Originally published November 5, 2010
Bradley is hoping to more than double its out-of-state enrollment with coastal representatives, Vice President for Student Affairs Alan Galsky said.
“There is specific emphasis on the East and West Coasts,” he said. “Two years ago, our out-of-state enrollment was approximately 13 percent, and we would like it to be at 35. That obviously is not going to happen overnight, but we have been there before.”
Galsky said there is a full-time representative on the East Coast and a part-time representative on the West Coast.
“We haven’t seen the results we want from the East Coast, but we are currently up in applications from the West Coast,” he said.
There was especially a pull from California, Galsky said.
“I believe this is for three reasons,” he said. “First, we have an alum, [Sal Tinajero,] who was on the speech team here and is now a high school teacher and speech team coach. He sends a lot of talented students to Bradley. Second, we had a West Coast representative for the first time last year. And third, the California higher education system is in trouble, and it is more difficult to get in.”
Galsky said he believes the East and West Coasts hold promise for Bradley, and the odds for a stronger out-of-state presence are high.
“We are trying for the East Coast because we’ve had a strong East Coast presence in the past, and the schools out there are so expensive that we have a good chance,” he said. “The West Coast has a fair number of students coming in. It’s beginning to show already.”
The main pull for Bradley is the cost, Galsky said.

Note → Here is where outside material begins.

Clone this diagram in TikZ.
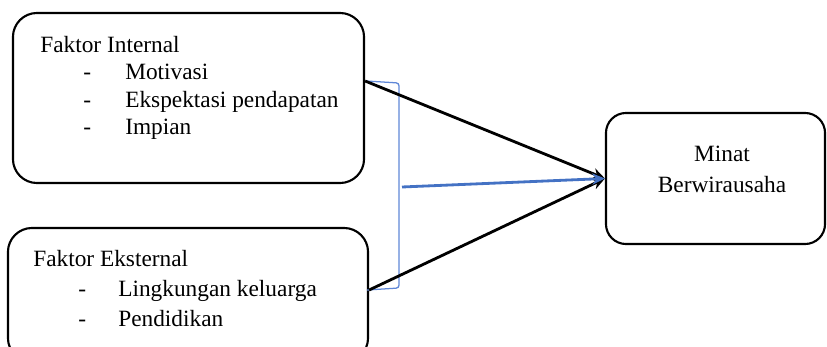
\documentclass[tikz,border=0pt]{standalone}
\usepackage{fontspec}
\setmainfont{Liberation Serif}
\usetikzlibrary{positioning,arrows.meta}
\definecolor{arrowblue}{RGB}{68,114,196}
\definecolor{bracketblue}{RGB}{95,135,215}

\begin{document}
\begin{tikzpicture}[x=0.025cm,y=-0.025cm,
  box/.style={draw,rounded corners=0.6cm,line width=1.5pt,inner sep=0pt},
  lbl/.style={anchor=base west,inner sep=0pt,font=\fontsize{16.6pt}{20pt}\selectfont},
  link/.style={line width=2pt,-{Stealth[length=9pt,width=8pt]}}]
  \useasboundingbox (0,0) rectangle (827,347);
  \clip (0,0) rectangle (827,347);

  % boxes
  \node[box,minimum width=8.775cm,minimum height=4.25cm] (int) at (188.5,98) {};
  \node[box,minimum width=9cm,minimum height=3.35cm] (ext) at (188,295) {};
  \node[box,rounded corners=0.5cm,minimum width=5.475cm,minimum height=3.275cm] (min) at (715.5,178.5) {};

  % texts
  \node[lbl] (intT) at (40,52.5) {Faktor Internal};
  \node[lbl] (int1) at (83,80) {\makebox[1.05cm][l]{-}Motivasi};
  \node[lbl] (int2) at (83,107.5) {\makebox[1.05cm][l]{-}Ekspektasi pendapatan};
  \node[lbl] (int3) at (83,135) {\makebox[1.05cm][l]{-}Impian};
  \node[lbl] (extT) at (33,266.7) {Faktor Eksternal};
  \node[lbl] (ext1) at (78,296.7) {\makebox[1cm][l]{-}Lingkungan keluarga};
  \node[lbl] (ext2) at (78,326.7) {\makebox[1cm][l]{-}Pendidikan};
  \node[lbl,anchor=base] (minA) at (722,161) {Minat};
  \node[lbl,anchor=base] (minB) at (722,192) {Berwirausaha};

  % bracket
  \coordinate (brkTop) at (366,81);
  \coordinate (brkBot) at (367,290);
  \coordinate (brk) at (402,187);
  \draw[bracketblue,line width=0.9pt,rounded corners=2pt] (brkTop) -- (399,83) -- (399,288) -- (brkBot);

  % arrows
  \draw[link] (int.east |- brkTop) -- (min.west);
  \draw[link] (ext.east |- brkBot) -- (min.west);
  \draw[link,arrowblue] (brk) -- (min.west);
\end{tikzpicture}
\end{document}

“We also have students that come because of a specific reputation, as with the speech team, or somebody knowing someone because we have so many alums,” he said. “But we are about $10,000 cheaper yearly than private coastal schools. So cost-wise, we are highly competitive.”
Sophomore Student Admissions Representative Bryant Au said students attending tours tend to be from the Midwest.
“There are out-of-state visit day programs where kids will be from all over the map, but it’s really heavily Illinois and St. Louis dominated on a typical day,” he said.
Au said he was on the speech team in high school, and he also notices a heavy West Coast speech team presence.
“Bradley and Western Kentucky are kind of the two big speech schools on the college circuit,” Au said. “And California is one of the strong speech states so the team recruits pretty heavy and has a good reputation out there.”